Mm, I was kind of just bored and felt like posting something. Now I'm done I guess ^_^.
I've looked for religion in many places, I've tried to bypass Christianity as my birthright and jump back to the ancient nature religions of my earliest forefathers and mothers, but that didn't feel right. I've looked at the teachings of Buddha, ancient and recent religions of the South and East. Although I can find meaning and truth behind a lot of it, none of it felt right on the inside. The teaching's of Jesus, a great Saint (vs the "Son of God") in my mind and a teacher of the word of God, have value. There I find values which feel right in me which I can support and believe in up to this day and age.
I realize that Christianity, like all religions, has been the victim of corruption due to greed for money and power from many people throughout history. It's written teachings as are available to civilians have been the subject of gradual revision throughout the years, often by people in positions of power and sometimes public trust.
Christianity is a flawed organization as are all in one way or another. This does not mean that I can't find value within it though. There are some "truths" widely held by many followers of Christianity, such as the view that homosexuality is wrong, which have always turned me away from becoming a true believer myself. As I get older and begin to see and question my own prejiduces and more of the world around me I have come to wonder though, do the written teachings of God and his disciples really say that homosexuality is wrong? Perhaps it is just a widely accepted but misinterpreted message from the Bible made at a time (or times) when culturally, homosexuality was viewed as deviant.
Everyone brings their own views and opinions to the table when interpreting the teachings and the meanings of their religion. In that every follower of ever god, goddess, or sentient being, is the same. And so, ultimately, whatever name or title or organization one may associate their own belief system with, all religion is the same. There is no one "true" religion as many followers of many faiths believe, for they are all just different interpretations of humanities faith in the existance of a higher conciousness, developed throughout time in different societies.
For me this means that I can keep my personal value system, while bearing in mind the fact that all teachings are subject to an individuals personal interpretation, and in doing that give myself the power to be an active and true believer of the faith I know in my heart to be mine, my birthright, despite the stigma's I and many others hold against it.
Essay by,
Gracious
I don't like how I am. I like who I am but not how I am. I can't really say for sure if how I am is a product of my environment or a product of me. Maybe a bit of both. I need more time to focus on me, get back into what I want to do, my values. I hope doing what I want to do will help me become emotionally healthier as I have been on a steady decline for the last several months.
What I want to do:
Focus on school, start dancing again, hike and rock-climb again, read, make the time to research the things I want to learn about, explore some new interests.

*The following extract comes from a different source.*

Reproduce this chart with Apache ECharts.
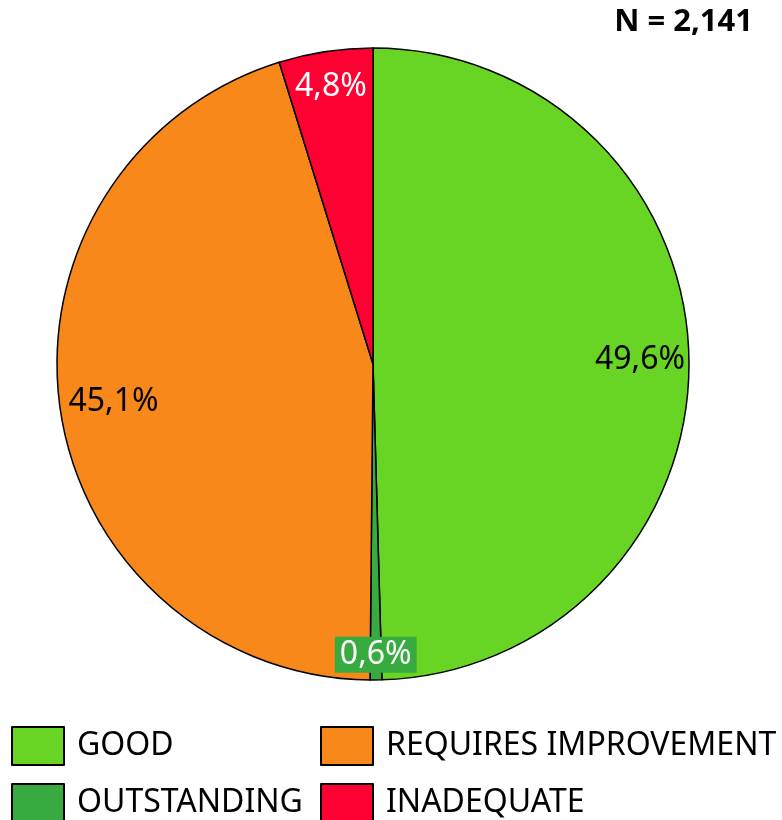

I know I have become more illogical and moody. I remember how it felt to be on the other side of this sort of behavior from how my sister treated me and everyone around her for years. It didn't feel good, and that's not a feeling I'm eeager to pass on to those I care about, nor is it the one they deserve. I'm surrounded by amazing people who will unconditionally love me and are willing to let me stress the ties and bonds of our relationships, I have to start letting them know once again how much I appreciate that in action, not just words.
I truly believe that nothing is more important to a person's core then their relationship with their parents. Even if they don't "care," as that just means their parent(s) have done some thing or enough things to push their child to a point of not caring.
For every run-down mom or alcoholic dad there is a child experiencing something that is going to be the longest lasting pain and struggle of their life: their relationship with their parents. When a parent can't give a child what it needs, not materially, but emotionally, that the decision - not circumstance, but decision, to withold the TLC, parenting, or communication will effect their child for the rest of their life.
For me, with my mom, it's been a recent problem. We've had much rougher years as far as conflict and anger goes (mostly from the age of 12-14 for me, and that was my crappy attitude causing it), but for some reason the last 8-10 months or so have been the scariest and strangest for me.
My mother is pushing me away, again. This is the second time she's done this, the last time was in the spring, about 6 months ago. I haven't been home much lately, I've been at my boyfriend's almost every night since he moved out, so I wonder if maybe she hasn't maintained the cut-backs to her alcohol consumption she had started on over the last several months. It's hard to say when I haven't been here very often lately. Sometimes I wonder if that's the problem too, me not being here. When my boyfriend moved out I asked my parents if I could go with him. They weren't okay with that, and it hurt my dad's feelings that I wanted to so I told them I wasn't going to, and as far as I was concerned and as far as they let on that was the end of that. But now I get comments, "oh you don't live at home, you haven't for almost two months," unwittingly slicing at my heart. And I don't understand, my ex boyfriend when I was 14 and 15 moved out and I spent just as much time over there as I do now at my new love's house. And they never had this hurtful attitude then. The only variable is that I never actually broached the subject of officially living with him. But the subject of living with my boyfriend was one covered and closed 2 months ago, and they never communicated any worries or further concerns about that subject except for now when I spend more time at home, the "this isn't your home" attitude shows up.
The "this isn't your home," attitude appears only from my mom when she is angry with me and she almost only verbalizes it in a bitter way, and from my dad it appears seldom, but from his verbalizations I sense personal hurt. But did they ever argue or disagree with my decision to continue living at home? No they did not, it was important to them for me to live at home. But now when I am here my mother doesn't want me anymore and my dad looks at me with a certain sadness. The variable was supposed to be closed, by your implication and my agreement it was closed, my behavior is no different from that i've exhibited in similar situations in the past but now you treat me differently for it? You're perception of my behavior is different now? Despite my loud and frequent objections? It is not fair and it HURTS, it hurts me so much that my mother doesn't see me as her child any more. When we fought tonight she just wanted to "bring [me] back to Russell's", not deal with me, not parent me, just get rid of me. I'm sick of writing about this.